National and state trends show enrollment at local colleges is way down—and San Francisco is no exception.
Colleges and universities nationwide saw a more than 5% drop in enrollment in higher education over the last two years. California schools saw an even bigger drop of 10% since 2019.
Data compiled by The San Francisco Standard found that those same enrollment trends are affecting San Francisco’s schools—some at much higher rates than the state or national average.
Since 2019, enrollment has dropped by 11,627 students, or 11.7%, among five of the top-enrolled schools in the city—including San Francisco State, City College of San Francisco, University of San Francisco, University of California San Francisco and the Academy of Art University.
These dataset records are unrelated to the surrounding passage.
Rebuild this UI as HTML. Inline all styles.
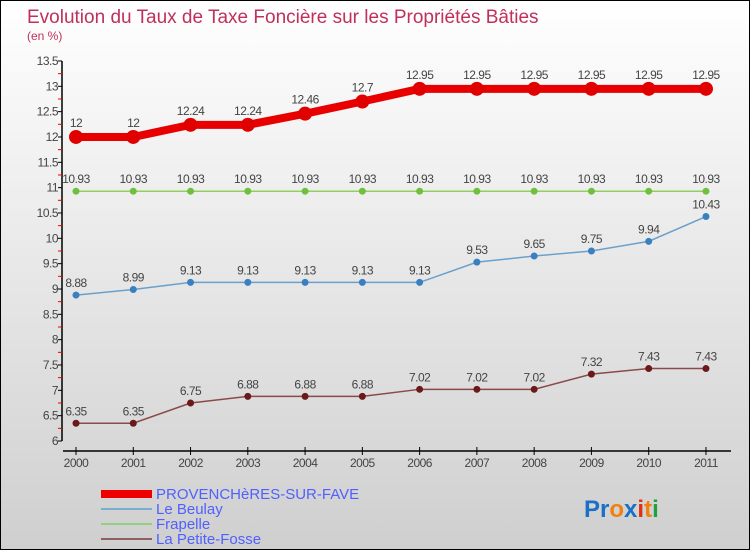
<!DOCTYPE html>
<html><head><meta charset="utf-8"><style>
body{margin:0}
#c{width:748px;height:548px;border:1px solid #000;background:linear-gradient(#ffffff,#cfcfcf);position:relative;font-family:"Liberation Sans",sans-serif;overflow:hidden}
</style></head><body>
<div id="c">
<svg id="s" width="748" height="548" xmlns="http://www.w3.org/2000/svg">
<text x="26" y="22" font-size="19" fill="#c0305a" font-family="Liberation Sans">Evolution du Taux de Taxe Foncière sur les Propriétés Bâties</text>
<text x="26" y="39" font-size="12" fill="#c0305a">(en %)</text>
<g id="axes"></g><g id="series"></g>
<g>
<rect x="100" y="489" width="51" height="8" fill="#e00"/>
<text x="155" y="498" font-size="15" fill="#5060ff">PROVENCHèRES-SUR-FAVE</text>
<line x1="100" y1="508" x2="151" y2="508" stroke="#7aaed0" stroke-width="2"/>
<text x="155" y="513" font-size="15" fill="#5060ff">Le Beulay</text>
<line x1="100" y1="523" x2="151" y2="523" stroke="#90d080" stroke-width="2"/>
<text x="155" y="528" font-size="15" fill="#5060ff">Frapelle</text>
<line x1="100" y1="538" x2="151" y2="538" stroke="#906060" stroke-width="2"/>
<text x="155" y="543" font-size="15" fill="#5060ff">La Petite-Fosse</text>
</g>
<text x="583" y="516" font-size="24" font-weight="bold"><tspan fill="#1a70c8">Pr</tspan><tspan fill="#f08010">o</tspan><tspan fill="#1a70c8">x</tspan><tspan fill="#e03010">i</tspan><tspan fill="#f08010">t</tspan><tspan fill="#20a040">i</tspan></text>
</svg></div>
<script>
const years=["2000","2001","2002","2003","2004","2005","2006","2007","2008","2009","2010","2011"];
const provencheres=[12,12,12.24,12.24,12.46,12.7,12.95,12.95,12.95,12.95,12.95,12.95];
const leBeulay=[8.88,8.99,9.13,9.13,9.13,9.13,9.13,9.53,9.65,9.75,9.94,10.43];
const frapelle=[10.93,10.93,10.93,10.93,10.93,10.93,10.93,10.93,10.93,10.93,10.93,10.93];
const petiteFosse=[6.35,6.35,6.75,6.88,6.88,6.88,7.02,7.02,7.02,7.32,7.43,7.43];
const yTicks=["6","6.5","7","7.5","8","8.5","9","9.5","10","10.5","11","11.5","12","12.5","13","13.5"];
const NS="http://www.w3.org/2000/svg";
const xs=i=>75+i*57.27;
const ys=v=>440-(v-6)*50.67;
function mk(t,a,p){const e=document.createElementNS(NS,t);for(const k in a)e.setAttribute(k,a[k]);p.appendChild(e);return e;}
const ax=document.getElementById('axes');
let l=mk('line',{x1:61,y1:ys(13.5),x2:61,y2:ys(6),stroke:'#000','stroke-width':1.5},ax);


l=mk('line',{x1:62,y1:450,x2:730,y2:450,stroke:'#000','stroke-width':1.5},ax);


yTicks.forEach((t,i)=>{const v=parseFloat(t),y=ys(v);
 mk('line',{x1:57,y1:y,x2:61,y2:y,stroke:'#000'},ax);
 if(i<yTicks.length-1)mk('line',{x1:57,y1:ys(v+0.25),x2:61,y2:ys(v+0.25),stroke:'#e00'},ax);
 const tx=mk('text',{x:57,y:y+4,'font-size':12,fill:'#444','text-anchor':'end','letter-spacing':'-0.5'},ax);tx.textContent=t;
 
 });
years.forEach((yr,i)=>{const x=xs(i);
 mk('line',{x1:x,y1:446,x2:x,y2:454,stroke:'#000'},ax);
 const tx=mk('text',{x:x,y:466,'font-size':12,fill:'#444','text-anchor':'middle','letter-spacing':'-0.5'},ax);tx.textContent=yr;
 
 });
const sg=document.getElementById('series');
function series(name,data,color,w,r,dot){
 const g=mk('g',{},sg);
 
 
 mk('polyline',{points:data.map((v,i)=>xs(i)+','+ys(v)).join(' '),fill:'none',stroke:color,'stroke-width':w},g);
 data.forEach((v,i)=>{const c=mk('circle',{cx:xs(i),cy:ys(v),r:r,fill:dot},g);
  
  
  const t=mk('text',{x:xs(i),y:ys(v)-8-(r>4?2:0),'font-size':12,fill:'#444','text-anchor':'middle','letter-spacing':'-0.5'},g);t.textContent=String(v);
  
  });
}
series('series-frapelle',frapelle,'#90d060',1.5,3.5,'#70c040');
series('series-le-beulay',leBeulay,'#6aa0cc',1.5,3.5,'#3a80c0');
series('series-la-petite-fosse',petiteFosse,'#8a4a4a',1.5,3.5,'#6a1a1a');
series('series-provencheres',provencheres,'#e80000',8,7,'#e00000');
</script>
</body></html>
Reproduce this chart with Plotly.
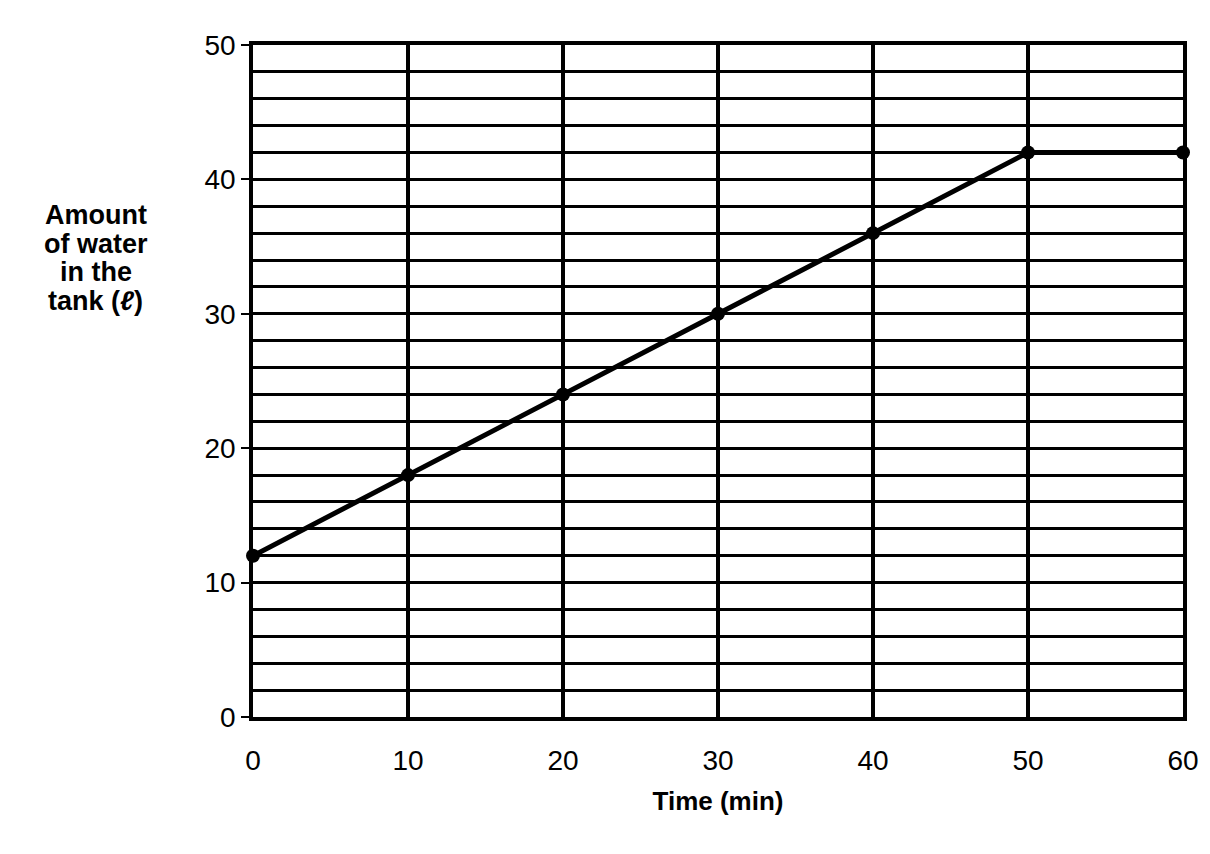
import plotly.graph_objects as go

# time in minutes and water in the tank (litres)
time_min = [0, 10, 20, 30, 40, 50, 60]
water_l = [12, 18, 24, 30, 36, 42, 42]

x_ticks = [0, 10, 20, 30, 40, 50, 60]
y_ticks = [0, 10, 20, 30, 40, 50]

y_title_lines = ["Amount", "of water", "in the", "tank (<i>ℓ</i>)"]

FONT = "Liberation Sans, Arial"

fig = go.Figure()
fig.add_trace(go.Scatter(
    x=time_min, y=water_l, mode="lines+markers",
    line=dict(color="black", width=5),
    marker=dict(color="black", size=14),
    cliponaxis=False, showlegend=False,
))

fig.update_xaxes(
    range=[0, 60], tickvals=x_ticks, showgrid=True, gridcolor="black", gridwidth=3.5,
    showline=True, linecolor="black", linewidth=3.5, mirror=True,
    ticks="", ticklabelstandoff=16, zeroline=False,
    tickfont=dict(family=FONT, size=28, color="black"),
    title=dict(text="<b>Time (min)</b>", standoff=17,
               font=dict(family=FONT, size=26, color="black")),
)
fig.update_yaxes(
    range=[0, 50], tickvals=y_ticks, showgrid=True, gridcolor="black", gridwidth=2.5,
    minor=dict(dtick=2, showgrid=True, gridcolor="black", gridwidth=2.5),
    showline=True, linecolor="black", linewidth=3.5, mirror=True,
    ticks="outside", ticklen=8, tickwidth=2, tickcolor="black", zeroline=False,
    tickfont=dict(family=FONT, size=28, color="black"),
)

# y title written horizontally, one line per annotation for tight spacing
for i, line in enumerate(y_title_lines):
    fig.add_annotation(
        text="<b>" + line + "</b>",
        xref="paper", yref="paper", x=-0.169, y=0.747, yshift=-28.5 * i,
        showarrow=False, xanchor="center", yanchor="middle",
        font=dict(family=FONT, size=27, color="black"),
    )

fig.update_layout(
    width=1202, height=846,
    margin=dict(l=245, r=27, t=37, b=137),
    plot_bgcolor="white", paper_bgcolor="white",
)

fig.write_html("out.html")
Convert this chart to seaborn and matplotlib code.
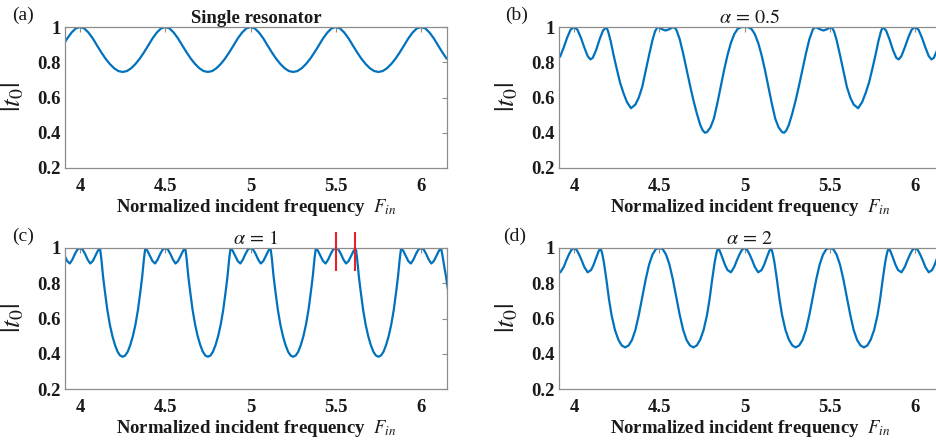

The drop was most severe between the 2019 and 2020 academic years. Over that period, all five institutions reported an average enrollment dip of 7.5%—all told, the schools lost nearly 8,000 students over the course of a single year.
Enrollment had been steadily rising at some schools and already dropping at others before the major pandemic-related drop-off in 2020. New numbers from 2021 indicate some local schools are already starting their recovery. However, those same five schools still reported declining enrollment, but by just 5% on average.
City College accounts for the bulk of local declines. The school lost nearly 10,000 students between 2017 and 2021. It appears Covid was a decisive factor: During the pandemic, enrollment dropped more than 28%, double the drop seen at community colleges nationwide.
At SF State, the numbers aren’t as jarring. The school saw a more than 6% decline in its enrollment between 2019 and 2020. But those numbers began to recover in 2021, when the school enrolled just 2% fewer students than normal, accounting for a nearly 8% drop overall during the pandemic. Now, Katie Lynch, SF State’s senior associate vice president for enrollment management, said applications for fall 2022 are up from 2021 numbers.
University of San Francisco, a local Catholic college, lost around 5% of its students during the pandemic. Its enrollment had been declining since 2017, with 1,000 fewer students now attending the Jesuit university.
At UCSF, which only offers graduate degrees, enrollment stayed relatively steady throughout the pandemic. UCSF spokesperson Laura Kurtzman said while enrollment at each of the graduate university’s schools can fluctuate year to year—often based on research schedules—UCSF did not see any major drops in enrollment during the pandemic.
Also affecting local enrollment numbers is the fact that many international students faced logistical challenges with visas or even travel restrictions during the pandemic, keeping them from attending school in the United States and San Francisco.
California—the No. 1 state for international students—saw a 17% decrease in international student enrollment in fall 2020, which accounted for a $4.8 billion loss in consumer spending for the state, according to an analysis from the U.S. State Department and the Institute of International Education.